Sunday, April 26, 2009

in relationship to

I feel like most things are dependent upon their relationship to other things... proximity, distance, and directionality.

There is this idea that sexual desire can be located in relation to one's sex. Or more precisely, the sexual organs which one wears. If I have a penis and I dig men, I am homosexual. Gay. If I have a vagina and dig women, I am a lesbian. But this language is confusing. Exhibit A: Bisexual. This term often gets confused by the general audience as meaning two-sexed as opposed to indicating a desire for men and women, or possibly, multiple genders.

Another example: If I am a butch dyke, someone who appears masculine, and read as an androgynous female to the naked observer and I am dating a femme, a woman who's expression of femininity is easily recognized to be in alignment with her sex.... on what basis do I say I am in a same-sex relationship? Based on my organs? This is where it gets confusing. The question from those who have not given too much thought about queerness often is: "So, who's the man, and who's the woman in the relationship?" This is to assume that any relationship that is valid starts from a point of heterosexual normativity. Sex normativity. Gender normativity. These are the standards from which relationships are often judged and classified. But this is besides the point.
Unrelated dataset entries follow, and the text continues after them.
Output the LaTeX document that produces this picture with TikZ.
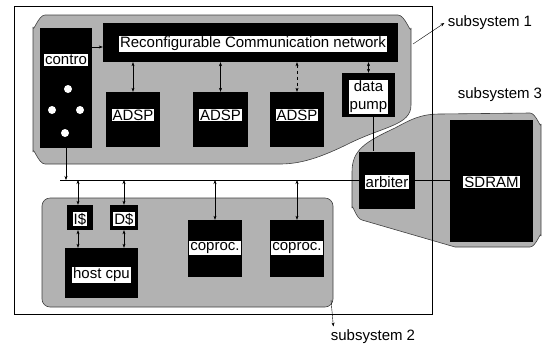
\documentclass[tikz,border=0pt]{standalone}
\usepackage{fontspec}
\setmainfont{Liberation Sans}
\usetikzlibrary{arrows.meta}

\begin{document}
\begin{tikzpicture}[x=1pt, y=-1pt,
    every node/.style={font=\fontsize{15}{17}\selectfont},
    blk/.style={fill=black, inner sep=0pt},
    lbl/.style={fill=white, inner sep=1pt},
    sub/.style={fill=black!30, draw=black!75, line width=0.6pt},
    >={Stealth[length=4pt, width=3pt]}]
    \useasboundingbox (0,0) rectangle (551,346);

    % shaded subsystems
    \filldraw[sub] (45,15) -- (398,15) to[out=0, in=-90] (411,28) -- (411,105)
        .. controls (411,125) and (385,126) .. (350,143)
        .. controls (320,158) and (300,164) .. (280,164)
        -- (45,164) to[out=180, in=90] (33,152) -- (33,27) to[out=-90, in=180] (45,15) -- cycle;
    \filldraw[sub] (352,208) -- (352,172)
        .. controls (352,150) and (365,142) .. (395,128)
        .. controls (410,120) and (420,114) .. (440,114)
        -- (530,113) to[out=0, in=-90] (541,124) -- (541,236)
        to[out=90, in=0] (530,247) -- (455,247) -- (362,220)
        to[out=170, in=90] (352,208) -- cycle;
    \filldraw[sub, rounded corners=8pt] (42,198) rectangle (333,307);

    % frame
    \draw[line width=1pt] (14,6) rectangle (432,314);

    % subsystem 1
    \node[blk, minimum width=52, minimum height=120] (ctrl) at (66,88) {};
    \node[lbl] (ctrllbl) at (66,60) {contro};
    \node[circle, fill=white, inner sep=0pt, minimum size=8] (dot1) at (68,89) {};
    \node[circle, fill=white, inner sep=0pt, minimum size=8] (dot2) at (52,110) {};
    \node[circle, fill=white, inner sep=0pt, minimum size=8] (dot3) at (80,110) {};
    \node[circle, fill=white, inner sep=0pt, minimum size=8] (dot4) at (65,133) {};

    \node[blk, minimum width=295, minimum height=39] (net) at (250.5,42.5) {};
    \node[lbl] (netlbl) at (253,44) {Reconfigurable Communication network};

    \node[blk, minimum width=54, minimum height=55] (adsp1) at (133,119.5) {};
    \node[blk, minimum width=55, minimum height=55] (adsp2) at (220.5,119.5) {};
    \node[blk, minimum width=54, minimum height=55] (adsp3) at (297,119.5) {};
    \node[lbl] (adsp1lbl) at (133,115) {ADSP};
    \node[lbl] (adsp2lbl) at (220.5,115) {ADSP};
    \node[lbl] (adsp3lbl) at (297,115) {ADSP};

    \node[blk, minimum width=53, minimum height=44] (pump) at (368.5,95) {};
    \node[lbl, align=center, font=\fontsize{15}{18}\selectfont] (pumplbl) at (368.5,97) {data\\pump};

    \draw[->] (ctrl.east |- 0,47) -- (net.west |- 0,47);
    \draw[<->] (adsp1.north |- net.south) -- (adsp1.north);
    \draw[<->] (adsp2.north |- net.south) -- (adsp2.north);
    \draw[<->, dashed] (adsp3.north |- net.south) -- (adsp3.north);
    \draw[<->] (pump.north |- net.south) -- (pump.north);

    % subsystem 3
    \node[blk, minimum width=56, minimum height=57] (arb) at (387,180) {};
    \node[lbl] (arblbl) at (387,182) {arbiter};
    \node[blk, minimum width=83, minimum height=122] (sdram) at (491.5,181) {};
    \node[lbl] (sdramlbl) at (491.5,182) {SDRAM};

    \draw ([xshift=5pt]pump.south) -- ([xshift=5pt]pump.south |- arb.north);
    \draw (arb.east) -- (sdram.west |- arb.east);

    % subsystem 2
    \node[blk, minimum width=26, minimum height=25] (icache) at (80,217.5) {};
    \node[lbl] (icachelbl) at (80,219) {I\$};
    \node[blk, minimum width=28, minimum height=25] (dcache) at (124,217.5) {};
    \node[lbl] (dcachelbl) at (124,219) {D\$};
    \node[blk, minimum width=73, minimum height=50] (cpu) at (101.5,273) {};
    \node[lbl] (cpulbl) at (101.5,275) {host cpu};
    \node[blk, minimum width=54, minimum height=57] (cop1) at (215,248.5) {};
    \node[lbl] (cop1lbl) at (215,248) {coproc.};
    \node[blk, minimum width=54, minimum height=57] (cop2) at (297,248.5) {};
    \node[lbl] (cop2lbl) at (297,248) {coproc.};

    % bus
    \coordinate (busL) at (60,180);
    \draw (busL) -- (arb.west);
    \draw[->] (ctrl.south) -- (ctrl.south |- busL);
    \draw[<->] ([xshift=-2pt]icache.north |- busL) -- ([xshift=-2pt]icache.north);
    \draw[<->] (dcache.north |- busL) -- (dcache.north);
    \draw[<->] (cop1.north |- busL) -- (cop1.north);
    \draw[<->] (cop2.north |- busL) -- (cop2.north);
    \draw[<->] ([xshift=-2pt]icache.south) -- ([xshift=-2pt]icache.south |- cpu.north);
    \draw[<->] (dcache.south) -- (dcache.south |- cpu.north);

    % subsystem labels
    \node (ss1lbl) at (490,23) {subsystem 1};
    \node (ss3lbl) at (500,95) {subsystem 3};
    \node (ss2lbl) at (373,337) {subsystem 2};
    \coordinate (ss1pt) at (413,44);
    \coordinate (ss2pt) at (331,300);
    \draw[->] (ss1pt) -- (ss1lbl.west);
    \draw[->] (ss2pt) -- ([xshift=6pt]ss2lbl.north west);
\end{tikzpicture}
\end{document}
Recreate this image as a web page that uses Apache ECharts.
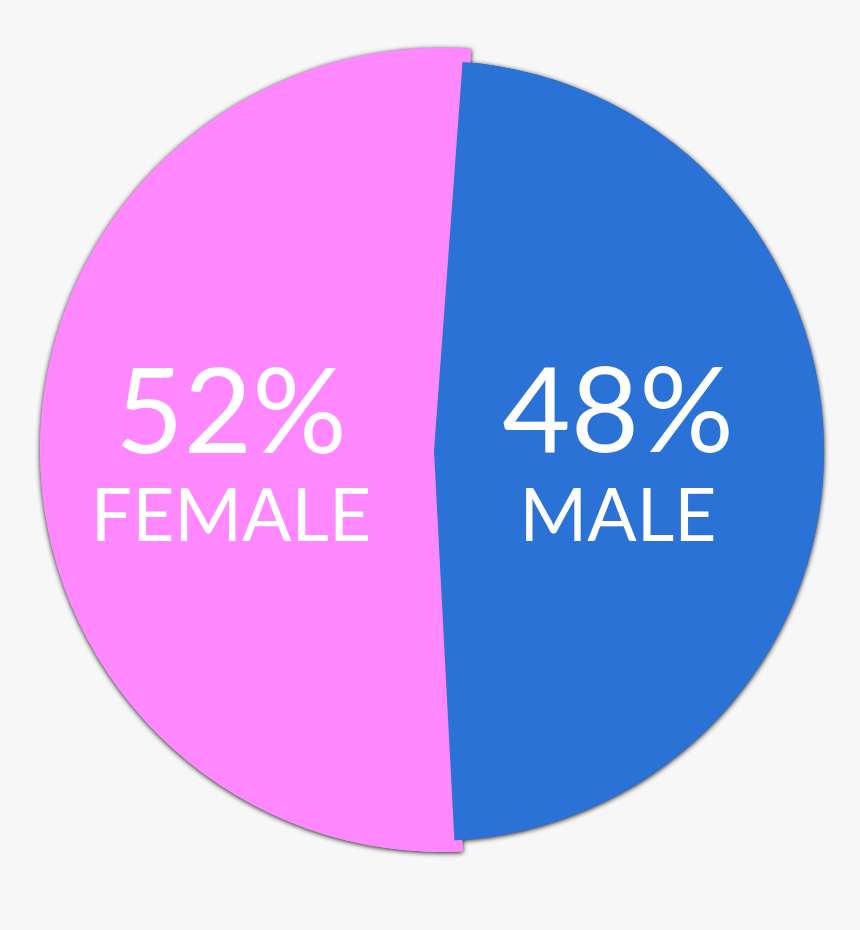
<!DOCTYPE html>
<html>
<head>
<meta charset="utf-8">
<script src="https://cdn.jsdelivr.net/npm/echarts@6/dist/echarts.min.js"></script>
<style>
  html, body { margin: 0; padding: 0; background: #F7F7F7; }
  #chart { width: 860px; height: 930px; }
</style>
</head>
<body>
<div id="chart"></div>
<script>
const categories = ['FEMALE', 'MALE'];
const values = [52, 48];
const colors = ['#FF88FF', '#2A72D5'];

const chart = echarts.init(document.getElementById('chart'));

const geom = [
  { center: [442, 450], radius: 402, dx: -7, dy: 10 },   // female slice geometry
  { center: [434, 451], radius: 390, dx: -14, dy: 4 }    // male slice geometry
];

function layer(visibleIndex, withShadow, withLabel) {
  return {
    type: 'pie',
    silent: true,
    animation: false,
    startAngle: -87,
    clockwise: true,
    center: geom[visibleIndex].center,
    radius: geom[visibleIndex].radius,
    emphasis: { disabled: true },
    labelLine: { show: false },
    labelLayout: { dx: geom[visibleIndex].dx, dy: geom[visibleIndex].dy },
    data: categories.map((name, i) => ({
      name: name,
      value: values[i],
      itemStyle: {
        color: i === visibleIndex ? colors[i] : 'rgba(0,0,0,0)',
        shadowBlur: withShadow ? 5 : 0,
        shadowColor: 'rgba(0,0,0,0.9)',
        shadowOffsetY: withShadow ? 1 : 0,
        borderWidth: 0
      },
      label: {
        show: withLabel && i === visibleIndex,
        position: 'inside',
        formatter: p => '{pct|' + p.value + '%}\n{name|' + p.name + '}',
        rich: {
          pct: { fontFamily: 'Lato', fontSize: 118, color: '#fff', lineHeight: 120, align: 'center' },
          name: { fontFamily: 'Lato', fontSize: 73, color: '#fff', lineHeight: 86, align: 'center' }
        }
      }
    }))
  };
}

chart.setOption({
  backgroundColor: '#F7F7F7',
  series: [
    layer(0, true, false),
    layer(1, true, false),
    layer(0, false, true),
    layer(1, false, true)
  ]
});
</script>
</body>
</html>
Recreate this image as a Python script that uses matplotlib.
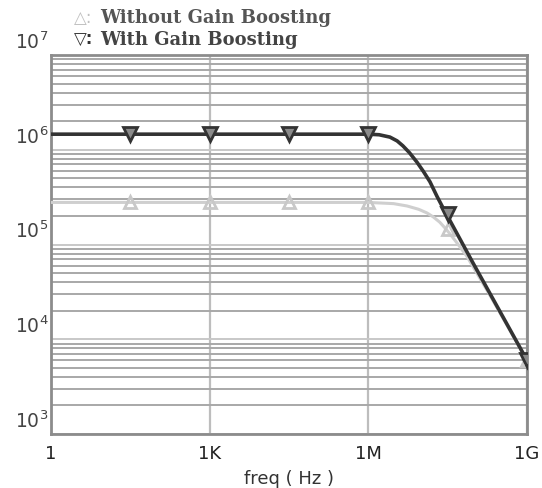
import numpy as np
import matplotlib
matplotlib.use('Agg')
import matplotlib.pyplot as plt
from matplotlib.ticker import LogLocator, FixedLocator, NullFormatter
import matplotlib.transforms as mtransforms

# curve points (freq in Hz, gain in V/V)
freq_with = [1, 1e3, 1e6, 1.6e6, 2.56e6, 3.5e6, 4.5e6, 6e6, 8.3e6, 1.1e7, 1.46e7,
             2.0e7, 2.57e7, 9.5e7, 3.1e8, 1e9]
gain_with = [1.46e6, 1.46e6, 1.46e6, 1.44e6, 1.36e6, 1.24e6, 1.10e6, 9.3e5, 7.4e5,
             5.9e5, 4.6e5, 3.2e5, 2.45e5, 6.4e4, 1.95e4, 6.0e3]

freq_without = [1, 1e3, 1e6, 3e6, 5.4e6, 9e6, 1.29e7, 1.7e7, 2.24e7, 2.8e7, 3.47e7,
                4.5e7, 7.2e7, 2.0e8, 1e9]
gain_without = [2.78e5, 2.78e5, 2.78e5, 2.7e5, 2.55e5, 2.35e5, 2.15e5, 1.95e5, 1.72e5,
                1.5e5, 1.3e5, 1.08e5, 7.6e4, 2.9e4, 6.0e3]

# marker positions (every 1.5 decades)
mk_freq = [31.6, 1e3, 3.16e4, 1e6, 3.16e7, 1e9]
mk_with = [1.46e6, 1.46e6, 1.46e6, 1.46e6, 2.1e5, 6.0e3]
mk_without = [2.78e5, 2.78e5, 2.78e5, 2.78e5, 1.45e5, 6.0e3]

xticks = [1, 1e3, 1e6, 1e9]
xlabels = ['1', '1K', '1M', '1G']
yticks = [1e3, 1e4, 1e5, 1e6, 1e7]
ylabels = ['$10^3$', '$10^4$', '$10^5$', '$10^6$', '$10^7$']

fig = plt.figure(figsize=(5.42, 4.88), dpi=100)
ax = fig.add_axes([51/542, 1-434/488, 476/542, 379/488])
ax.set_xscale('log')
ax.set_yscale('log')
ax.set_xlim(1, 1e9)
ax.set_ylim(1e3, 1e7)

# grid
ax.yaxis.set_minor_locator(LogLocator(base=10, subs=np.arange(2, 10)))
ax.yaxis.set_minor_formatter(NullFormatter())
ax.xaxis.set_minor_locator(FixedLocator([]))
ax.grid(True, which='major', axis='x', color='#bdbdbd', lw=1.6)
ax.grid(True, which='minor', axis='y', color='#a8a8a8', lw=1.4)
ax.grid(True, which='major', axis='y', color='#c8c8c8', lw=1.4)

# curves
ax.plot(freq_without, gain_without, color='#cfcfcf', lw=2.2, zorder=3)
ax.plot(mk_freq, mk_without, ls='none', marker='^', ms=9, mfc='none',
        mec='#c8c8c8', mew=2, zorder=4)
ax.plot(freq_with, gain_with, color='#333333', lw=2.6, zorder=5)
ax.plot(mk_freq, mk_with, ls='none', marker='v', ms=10, mfc='#8a8a8a',
        mec='#333333', mew=2, zorder=6)

for s in ax.spines.values():
    s.set_color('#8c8c8c')
    s.set_linewidth(2)

ax.set_xticks(xticks)
ax.set_xticklabels(xlabels)
ax.set_yticks(yticks)
ax.set_yticklabels(ylabels)
ax.tick_params(which='both', length=0)
ax.tick_params(axis='x', labelsize=13, colors='#222222', pad=8)
ax.tick_params(axis='y', labelsize=13.5, colors='#444444', pad=2)
offset = mtransforms.ScaledTranslation(0, 1.5/72, fig.dpi_scale_trans)
for lab in ax.get_yticklabels():
    lab.set_verticalalignment('bottom')
    lab.set_transform(lab.get_transform() + offset)

ax.set_xlabel('freq ( Hz )', fontsize=13, color='#333333', labelpad=5)

# legend at top, drawn as text like the simulator does
fig.text(74/542, 1-18/488, '\u25b3:', fontsize=12, color='#c0c0c0',
         va='center', family=['DejaVu Sans'])
fig.text(100/542, 1-18/488, 'Without Gain Boosting', fontsize=13,
         color='#555555', va='center', family='DejaVu Serif', weight='bold')
fig.text(74/542, 1-40/488, '\u25bd:', fontsize=12, color='#333333',
         va='center', family=['DejaVu Sans'], weight='bold')
fig.text(100/542, 1-40/488, 'With Gain Boosting', fontsize=13,
         color='#444444', va='center', family='DejaVu Serif', weight='bold')

fig.savefig('out.png', dpi=100)
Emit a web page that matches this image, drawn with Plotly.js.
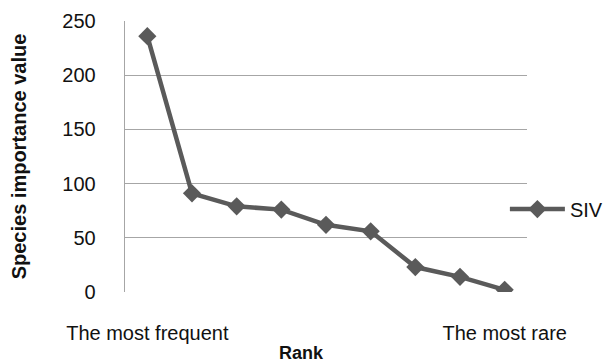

In our search for terms that identify who we are and how others can conceptualize us in relation to themselves, terms based on sex organ relationships don't seem quite adequate. I'm just trying to deconstruct this a little bit to see where it goes. Would we use the term same-gender to indicate our sexual preferences in a clearer way? But this is problematic as well. Because if I apply this term to my dating preference, for instance femmes, then I would be in an opposite gender relationship. You get the idea.

Anyways, all this to say that we may very well be too caught up in how we label relationships and desire. Maybe a language that indicates neither/nor would be a better option. My partner. My date. My relationship. My desire. Of course this is not so easily understood and achieved by a broader paradigm which demands positionality so as to determine normalicy. There is also the basic function of indicating one's preferences in order to open the dating pool.

And we are perhaps not at a place yet where queer or non-normative relationships have been respected and honoured for long enough that we can take for granted that we do not need to reclaim our worth by way of self-identifying. But, it will be nice when such language is no longer required. I'm hoping this will be indicative of universal acceptance of diversity.

But in the mean time, I'll just use the word queer.